Offshore racer Magnus Olsson died Saturday in Spain after he had a stroke during the week and, despite initial positive signs, deteriorated in the following days. He was 64.

Since the mid-1960s Magnus “Mange” Olsson lived with his passion for offshore racing. From Swedish national sailing championship regattas in 505s when he was in his teens via the America’s Cup to the Volvo Ocean Race, he was a central figure in Swedish sailing, according to an obituary in Scuttlebutt.

In the mid-1970s Olsson had just graduated from the KTH Royal Institute of Technology and imagined an engineering career when Swedish sailing legend Pelle Petterson called and persuaded him to become a crewmember on the yacht Sverige in the America’s Cup. It was 1976, Olsson was 27 years old and he did not hesitate to start sailing professionally.

Olsson participated in six Whitbread/Volvo Ocean Races. He was a member of the winning crew on EF Language in 1997-98, with Paul Cayard as skipper. Olsson ranked this victory as his greatest sporting achievement.

The last time Olsson sailed the Volvo Ocean Race was in 2008-09. He was the skipper on Ericsson 3, which finished fourth. During the race Ericsson 3 won the longest leg in the history of the Volvo Ocean Race — between Qingdao in northern China and Rio de Janeiro — a distance of 12,300 nautical miles that the crew managed to sail in slightly more than 40 days.

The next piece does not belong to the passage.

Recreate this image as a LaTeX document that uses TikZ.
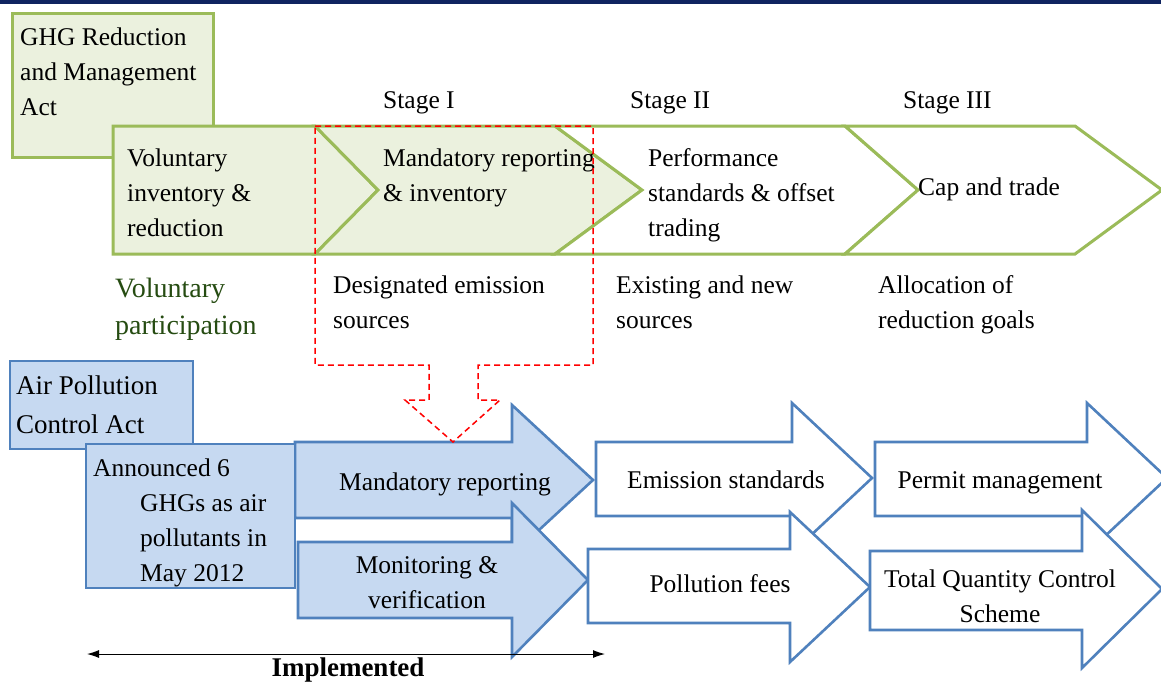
\documentclass[tikz,border=0pt]{standalone}
\usepackage{fontspec}
\setmainfont{Liberation Serif}
\usetikzlibrary{arrows.meta}

\definecolor{ghgfill}{HTML}{EBF1DE}
\definecolor{ghgline}{HTML}{9BBB59}
\definecolor{apcfill}{HTML}{C6D9F1}
\definecolor{apcline}{HTML}{4F81BD}
\definecolor{topbar}{RGB}{15,36,96}
\definecolor{partgreen}{RGB}{38,76,18}

\begin{document}
\begin{tikzpicture}[x=1pt,y=-1pt,
  greenshape/.style={draw=ghgline, line width=3pt, line join=miter},
  blueshape/.style={draw=apcline, line width=2.6pt, line join=miter},
  calloutline/.style={draw=red, line width=1.5pt, dash pattern=on 6pt off 4pt},
  txt/.style={font=\fontsize{25.5}{35}\selectfont, inner sep=0pt, anchor=base west, align=left},
  ctxt/.style={font=\fontsize{25.5}{35}\selectfont, inner sep=0pt, anchor=base, align=center}]

\useasboundingbox (0,0) rectangle (1161,681);
\fill[white] (0,0) rectangle (1161,681);
\fill[topbar] (0,0) rectangle (1161,3.5);

% GHG Reduction and Management Act: stages
\draw[greenshape, fill=ghgfill] (12,13) rectangle (213,157);
\draw[greenshape, fill=ghgfill] (113,126) -- (315,126) -- (378,190) -- (315,254) -- (113,254) -- cycle;
\draw[greenshape, fill=ghgfill] (315,126) -- (555,126) -- (642,190) -- (555,254) -- (315,254) -- (378,190) -- cycle;
\draw[greenshape, fill=white] (555,126) -- (845,126) -- (918,190) -- (845,254) -- (555,254) -- (642,190) -- cycle;
\draw[greenshape, fill=white] (845,126) -- (1075,126) -- (1162,190) -- (1075,254) -- (845,254) -- (918,190) -- cycle;

% multi-line texts are placed at the baseline of their last line
\node[txt] (ghgact) at (20,115) {GHG Reduction\\and Management\\Act};
\node[txt] (stageI) at (383,108) {Stage I};
\node[txt] (stageII) at (630,108) {Stage II};
\node[txt] (stageIII) at (903,108) {Stage III};
\node[txt] (volinv) at (127,236) {Voluntary\\inventory \&\\reduction};
\node[txt] (mandinv) at (383,201) {Mandatory reporting\\\& inventory};
\node[txt] (perf) at (648,236) {Performance\\standards \& offset\\trading};
\node[txt] (cap) at (918,195) {Cap and trade};

\node[txt, font=\fontsize{28}{37}\selectfont, text=partgreen] (volpart) at (115,334) {Voluntary\\participation};
\node[txt] (desig) at (333,328) {Designated emission\\sources};
\node[txt] (exist) at (616,328) {Existing and new\\sources};
\node[txt] (alloc) at (878,328) {Allocation of\\reduction goals};

% Air Pollution Control Act: measures
\draw[blueshape, fill=apcfill] (10,361) rectangle (193,449);
\draw[blueshape, fill=apcfill] (295,442) -- (512,442) -- (512,405) -- (593,480) -- (512,555) -- (512,518) -- (295,518) -- cycle;
\draw[blueshape, fill=apcfill] (86,444) rectangle (295,588);
\draw[blueshape, fill=apcfill] (298,542) -- (512,542) -- (512,503) -- (588,580) -- (512,657) -- (512,618) -- (298,618) -- cycle;

\draw[blueshape, fill=white] (596,442) -- (792,442) -- (792,403) -- (872,478) -- (792,553) -- (792,516) -- (596,516) -- cycle;
\draw[blueshape, fill=white] (588,549) -- (790,549) -- (790,512) -- (870,587) -- (790,662) -- (790,623) -- (588,623) -- cycle;
\draw[blueshape, fill=white] (875,442) -- (1087,442) -- (1087,403) -- (1167,478) -- (1087,553) -- (1087,516) -- (875,516) -- cycle;
\draw[blueshape, fill=white] (870,551) -- (1082,551) -- (1082,510) -- (1162,589) -- (1082,668) -- (1082,630) -- (870,630) -- cycle;

\node[txt, font=\fontsize{27}{39}\selectfont] (apcact) at (16,433) {Air Pollution\\Control Act};
\node[txt] (announced) at (93,581) {Announced 6\\\hspace*{47pt}GHGs as air\\\hspace*{47pt}pollutants in\\\hspace*{47pt}May 2012};
\node[ctxt] (mandrep) at (445,490) {Mandatory reporting};
\node[ctxt] (monitor) at (427,608) {Monitoring \&\\verification};
\node[ctxt] (emission) at (726,488) {Emission standards};
\node[ctxt] (fees) at (720,592) {Pollution fees};
\node[ctxt] (permit) at (1000,488) {Permit management};
\node[ctxt] (tqcs) at (1000,622) {Total Quantity Control\\Scheme};

% Stage I carried over into the Air Pollution Control Act
\draw[calloutline] (315,126) -- (593,126) -- (593,365) -- (478,365) -- (478,400) -- (500,400)
  -- (453,442) -- (405,400) -- (429,400) -- (429,365) -- (315,365) -- cycle;

% Implemented span
\coordinate (impL) at (87,654);
\coordinate (impR) at (605,654);
\draw[line width=1pt, {Latex[length=12pt,width=8pt]}-{Latex[length=12pt,width=8pt]}] (impL) -- (impR);
\node[ctxt, font=\bfseries\fontsize{27}{35}\selectfont] (impl) at (348,676) {Implemented};

\end{tikzpicture}
\end{document}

During the last few months, Olsson was a coach, trainer and mentor for the all-female crew of Team SCA, which is preparing to participate in the Volvo Ocean Race 2014-15 campaign.

“It’s with great sadness I received the news about Magnus passing away today,” Volvo Ocean Race CEO Knut Frostad told the publication. “He was my mentor when I sailed around the world with him 20 years ago. He was the inspiration for me and for so many more, and more than anything he was the smile of the race. A true friend has left on his final leg, and the sailing world will never be the same without Magnus and his smile. Never. My thoughts are with his two sons and his close family today.”